Du côté de la Guyane, un régime particulier est en place, et la loi du 9 décembre 1905 y est étrangère. La réflexion de la commission porte sur l’évolution de nombreux groupes religieux, dont notamment les Evangéliques, Pentecôtistes, Baptistes, Adventistes, Quakers, Salutistes, Témoins de Jéhovah, et Mormons. La religion catholique qui est toujours majoritaire, est de plus en plus concurrencée. Pour la commission, «cette prolifération [de nouveaux courants religieux], impose d’envisager avec prudence l’élargissement à d’autres confessions du statut particulier dont bénéficie le culte catholique.

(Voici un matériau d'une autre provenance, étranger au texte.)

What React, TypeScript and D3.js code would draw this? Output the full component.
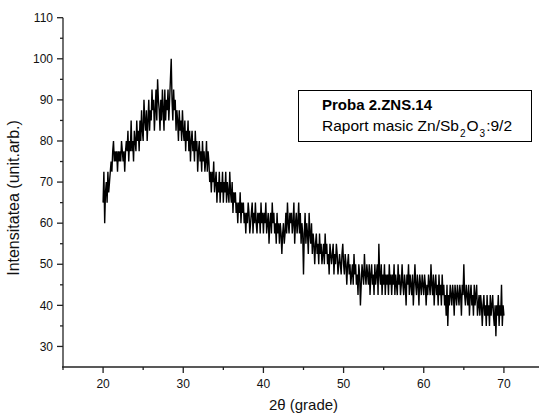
import React from 'react';
import * as d3 from 'd3';

// intensity readings, 0.1 deg step
const angleStart = 20;
const angleStep = 0.1;
const intensity20 = [
  65, 72.5, 60, 67.5, 70, 65, 72.5, 67.5, 70, 72.5,
  75, 72.5, 77.5, 80, 75, 77.5, 75, 77.5, 72.5, 77.5,
  75, 77.5, 75, 80, 77.5, 75, 77.5, 72.5, 77.5, 80,
  77.5, 82.5, 75, 80, 77.5, 85, 77.5, 80, 75, 82.5,
  80, 77.5, 85, 80, 82.5, 77.5, 85, 80, 87.5, 82.5,
  80, 90, 85, 82.5, 87.5, 80, 85, 90, 82.5, 87.5,
  85, 92.5, 87.5, 90, 82.5, 87.5, 92.5, 85, 95, 90,
  87.5, 82.5, 90, 85, 92.5, 87.5, 82.5, 92.5, 85, 90,
  87.5, 92.5, 85, 90, 95, 100, 90, 85, 92.5, 87.5,
  90, 82.5, 87.5, 85, 80, 87.5, 82.5, 85, 80, 87.5,
];
const intensity30 = [
  82.5, 80, 85, 77.5, 82.5, 80, 85, 77.5, 82.5, 75,
  80, 82.5, 77.5, 80, 75, 82.5, 77.5, 80, 72.5, 77.5,
  80, 75, 77.5, 72.5, 80, 75, 77.5, 72.5, 75, 80,
  72.5, 77.5, 75, 70, 72.5, 67.5, 72.5, 70, 75, 67.5,
  70, 72.5, 65, 70, 67.5, 72.5, 65, 70, 67.5, 72.5,
  65, 70, 67.5, 72.5, 65, 70, 67.5, 65, 72.5, 67.5,
  65, 70, 62.5, 67.5, 65, 67.5, 62.5, 65, 60, 65,
  62.5, 67.5, 60, 65, 62.5, 65, 60, 62.5, 57.5, 62.5,
  60, 65, 62.5, 57.5, 60, 62.5, 65, 57.5, 62.5, 60,
  65, 60, 57.5, 62.5, 60, 62.5, 57.5, 65, 60, 62.5,
];
const intensity40 = [
  57.5, 62.5, 60, 65, 57.5, 60, 62.5, 55, 60, 62.5,
  57.5, 65, 60, 62.5, 57.5, 60, 55, 62.5, 57.5, 60,
  55, 60, 57.5, 52.5, 57.5, 60, 55, 57.5, 62.5, 57.5,
  65, 60, 57.5, 62.5, 60, 62.5, 57.5, 60, 65, 55,
  60, 62.5, 57.5, 60, 65, 57.5, 62.5, 55, 60, 57.5,
  47.5, 57.5, 62.5, 55, 60, 57.5, 52.5, 62.5, 57.5, 55,
  60, 52.5, 57.5, 55, 50, 55, 57.5, 52.5, 55, 50,
  57.5, 52.5, 55, 50, 52.5, 55, 50, 57.5, 52.5, 55,
  50, 52.5, 47.5, 55, 52.5, 50, 52.5, 55, 47.5, 52.5,
  50, 55, 52.5, 47.5, 50, 52.5, 50, 47.5, 52.5, 55,
];
const intensity50 = [
  50, 47.5, 52.5, 50, 45, 50, 52.5, 47.5, 50, 45,
  47.5, 50, 45, 52.5, 47.5, 50, 45, 47.5, 42.5, 50,
  47.5, 40, 45, 50, 47.5, 45, 52.5, 47.5, 45, 50,
  47.5, 45, 50, 42.5, 47.5, 50, 45, 47.5, 42.5, 50,
  45, 47.5, 50, 42.5, 55, 47.5, 45, 50, 42.5, 47.5,
  45, 50, 42.5, 47.5, 45, 47.5, 42.5, 50, 45, 47.5,
  42.5, 47.5, 45, 50, 42.5, 47.5, 45, 42.5, 50, 45,
  47.5, 42.5, 45, 50, 45, 42.5, 47.5, 45, 40, 47.5,
  45, 50, 42.5, 47.5, 45, 42.5, 47.5, 40, 45, 50,
  45, 42.5, 47.5, 45, 40, 47.5, 45, 42.5, 47.5, 45,
];
const intensity60 = [
  42.5, 47.5, 45, 40, 45, 42.5, 47.5, 45, 42.5, 50,
  45, 42.5, 47.5, 40, 45, 47.5, 42.5, 45, 40, 47.5,
  42.5, 45, 40, 47.5, 42.5, 45, 40, 42.5, 37.5, 45,
  35, 42.5, 40, 45, 42.5, 40, 45, 42.5, 37.5, 45,
  42.5, 40, 45, 42.5, 40, 45, 42.5, 37.5, 45, 42.5,
  50, 42.5, 40, 45, 42.5, 40, 45, 37.5, 42.5, 45,
  40, 42.5, 37.5, 45, 40, 42.5, 45, 37.5, 40, 42.5,
  37.5, 42.5, 40, 35, 40, 42.5, 37.5, 40, 35, 42.5,
  37.5, 40, 35, 42.5, 37.5, 40, 42.5, 37.5, 35, 40,
  32.5, 40, 37.5, 42.5, 35, 40, 37.5, 45, 35, 40,
  37.5,
];

const yTicks = [30, 40, 50, 60, 70, 80, 90, 100, 110];
const xTicks = [20, 30, 40, 50, 60, 70];

const intensity = [...intensity20, ...intensity30, ...intensity40, ...intensity50, ...intensity60];
const pattern = intensity.map((v, i) => ({ angle: angleStart + i * angleStep, value: v }));

const App = () => {
  const width = 539;
  const height = 417;
  const x = d3.scaleLinear().domain([15, 75]).range([63, 544]);
  const y = d3.scaleLinear().domain([25, 110]).range([367, 17.7]);

  const line = d3.line<{ angle: number; value: number }>()
    .x(d => x(d.angle))
    .y(d => y(d.value));

  const yMinor = d3.range(35, 110, 10);
  const xMinor = d3.range(25, 76, 10);
  const axisColor = '#222';

  return (
    <div style={{ position: 'absolute', left: 0, top: 0 }}>
      <svg width={width} height={height} style={{ display: 'block', fontFamily: 'Arial, "Liberation Sans", sans-serif' }}>
        <rect width={width} height={height} fill="#fff" />

        {/* data */}
        <path d={line(pattern) || ''} fill="none" stroke="#000" strokeWidth={1.4} strokeLinejoin="miter" />

        {/* left axis */}
        <line x1={x(15)} x2={x(15)} y1={y(25)} y2={y(110)} stroke={axisColor} strokeWidth={1.3} />
        {yTicks.map(t => (
          <g key={'yt' + t}>
            <line x1={x(15) - 6} x2={x(15)} y1={y(t)} y2={y(t)} stroke={axisColor} strokeWidth={1.3} />
            <text x={x(15) - 10} y={y(t)} dy="0.35em" textAnchor="end" fontSize={12} fill="#111">{t}</text>
          </g>
        ))}
        {yMinor.map(t => (
          <line key={'ym' + t} x1={x(15) - 3} x2={x(15)} y1={y(t)} y2={y(t)} stroke={axisColor} strokeWidth={1.3} />
        ))}

        {/* bottom axis */}
        <line x1={x(15) - 1} x2={x(75)} y1={y(25)} y2={y(25)} stroke={axisColor} strokeWidth={1.3} />
        {xTicks.map(t => (
          <g key={'xt' + t}>
            <line x1={x(t)} x2={x(t)} y1={y(25)} y2={y(25) + 6} stroke={axisColor} strokeWidth={1.3} />
            <text x={x(t)} y={388} textAnchor="middle" fontSize={12} fill="#111">{t}</text>
          </g>
        ))}
        {xMinor.map(t => (
          <line key={'xm' + t} x1={x(t)} x2={x(t)} y1={y(25)} y2={y(25) + 3} stroke={axisColor} strokeWidth={1.3} />
        ))}
        <line x1={x(15)} x2={x(15)} y1={y(25)} y2={y(25) + 3} stroke={axisColor} strokeWidth={1.3} />

        {/* axis titles */}
        <text x={(x(15) + x(75)) / 2} y={410} textAnchor="middle" fontSize={15} fill="#111">2θ (grade)</text>
        <text transform={`translate(19,198) rotate(-90)`} textAnchor="middle" fontSize={16} fill="#111">
          Intensitatea (unit.arb.)
        </text>

        {/* legend box */}
        <rect x={298.5} y={90.5} width={233} height={51} fill="#fff" stroke="#000" strokeWidth={1} />
        <text x={322} y={110} fontSize={15} fontWeight="bold" fill="#000">Proba 2.ZNS.14</text>
        <text x={322} y={131} fontSize={15.5} fill="#000">
          Raport masic Zn/Sb
          <tspan fontSize={10} dx={1} dy={6}>2</tspan>
          <tspan dx={1} dy={-6}>O</tspan>
          <tspan fontSize={10} dx={1} dy={6}>3</tspan>
          <tspan dx={1} dy={-6}>:9/2</tspan>
        </text>
      </svg>
    </div>
  );
};

export default App;
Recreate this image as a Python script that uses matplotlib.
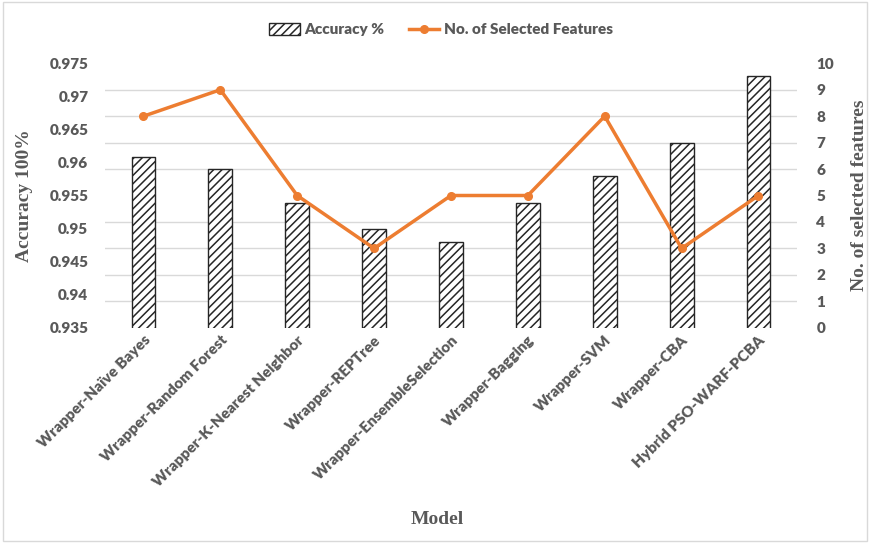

Il conviendra en effet, dans le respect de la neutralité de l’Etat, de définir les règles permettant de déterminer quels seront les cultes pris en charges. (…) La commission suggère que soit organisée au plan local une concertation entre les cultes et les pouvoirs publics permettant d’engager une réflexion sur les perspectives d’évolution du système des cultes en Guyane».

L’heure du choix approche

Il serait difficile d’occulter cette réalité: le rapport commandité par le président de l’UMP, est ostensiblement favorable à l’ensemble des dénominations évangéliques. Du reste, sa date de publication, à quelques mois des élections présidentielles, n’est certes pas un hasard du calendrier. Politique électoraliste ou conviction de cœur de la part de Nicolas Sarkozy, il appartient à chaque chrétien d’en juger. Quoi qu’il en soit, l’exécution des décisions du rapport, solutionnerait un certain nombre de problèmes rencontrés par les mouvements évangéliques.